"Mas ke puro pakualaman berapa " tanyaku ke tukang becak yang parkir dekat dengan taman pintar
"25 ribu mas"jawab tukang becak tersebut santai
"10 ribu ya " jawabku balik
"Nggak bisa mas 20 ribu" jawab tukang becak tersebut
akhirnya setelah dengan tawar menawar di sepakati harga 15 ribu, jarak yang di tempuh hanya 1,1 km dari titik km 0, sebenarnya kalau berjalan kaki juga tidak terlalu jauh, tetapi panas matahari ini juga menjadikendala bagi ku.
Setelah beberapa menit akupun sampai ke kraton pakualaman, awalnya aku bingung dimana pintu masuknya tetapi setelah beberapa saat, gerbang utama kraton ini sekaligus pintu masuk ke areal kraton, berbeda dengan kraton Ngayogyakarta yang bisa di masuki dari beberapa pintu.
"Pak izin, lihat-lihat kraton " kata ku meminta izin ke abdi dalem dan penjaga keamanannya
"Boleh mas, isi buku tamu dahulu " kata sang abdi dalem, sambil memrintahkan abdi dalem satunya untuk mengawalku.
"Silahkah mas " kata abdi dalemnya, untungnya saat itu aku tidak menggunakan sandal jepit sehingga di perbolehkan masuk.
Bagian pendopo agungnya |
Tempat tinggal sultan |
Bersama abdi dalam akupun di ajak berkeliling, berkeliling di sini hanya di seputaran jalan yang terletak di depan bangunan-bangunan, dengan penjelasan bahwa seluruh bangunan ini masih di tempati oleh pemilik keluarga dan abdi dalam , jadi hanya bisa di luar saja tidak bisa sampai masuk ke dalam.

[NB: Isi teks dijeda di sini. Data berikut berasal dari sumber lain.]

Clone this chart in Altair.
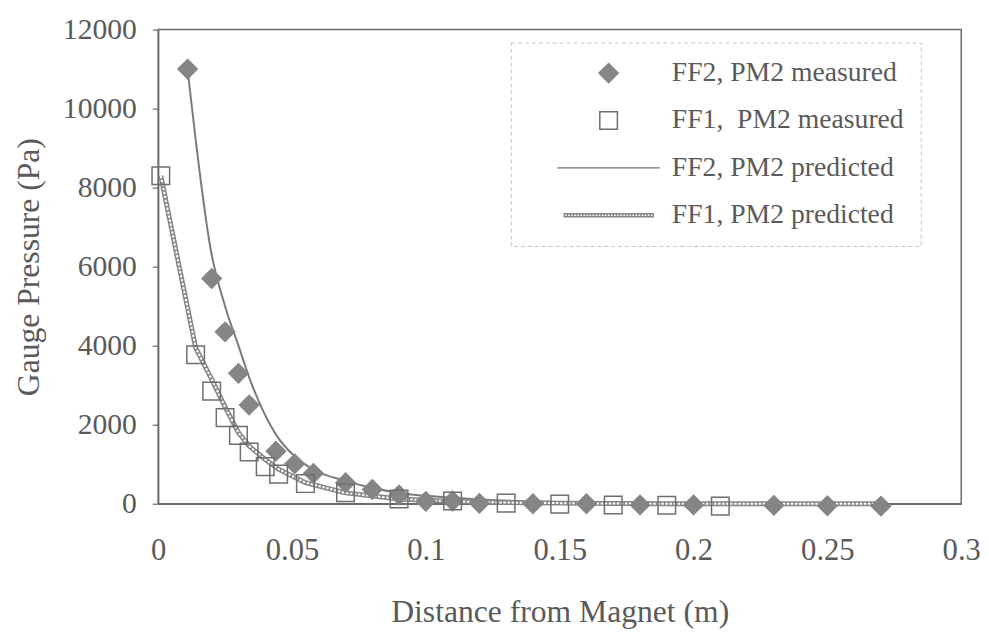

Berbeda saat berkunjung ke kekeraton Ngayogyakarta dimana kami men dapat penjelasan detali, menganai barang-baranga yang ada di dalam museum tersebut. ( Baca : Pak Sukamto, Sang Abdi Dalem), hanya beberapa menit saja dari penjelasan pendopo, rumah dan yang di tekankan kalau tempat ini masih di tunggu semua.
Akupun akhirnya langsung mengakhiri kunjunga ku dari puramangkunegaran, jujur apa yang aku pikirkan tentang kraton yang satu ini tidak sesuai dengan ekspetasiku. Akupun memanggil becak lagi biar bisa di antar ke KM 0.
Pengamen jalanan di simpang jalan Supeno cukup menghibur, saat lampu lagi merah meraka bermain sambil mengedarkan plastik kepada yang berhenti di lampu merah tersebut, dan saat lampu berubah hijau mereka pun berhenti bermain sambil menunggu lampu merah berikutnya.
Becak yang kutumpangi pun melintasi jembatan sayidan, jembatan yang saat ini menghubungkan kraton Yogyakarta dan kraton Pakualaman di mana sejak zaman kolonial kraton tersebut terpisah, dan jembatan sayidan ini merupakan gerbang masuk ke kraton Yogyakarta.
Entah sejak kapan jembatan ini di bangun tetapi sejak melebur menjadi NKRI, jembatan ini berubah fungsi sebagai pengubung bagi ke dua kraton yang terpisah, apalagai saat ini Gubernur DIY di jabat oleh sultan Yogyakarta HB X, sedangkan wakil gubernur dari kraton pakualaman.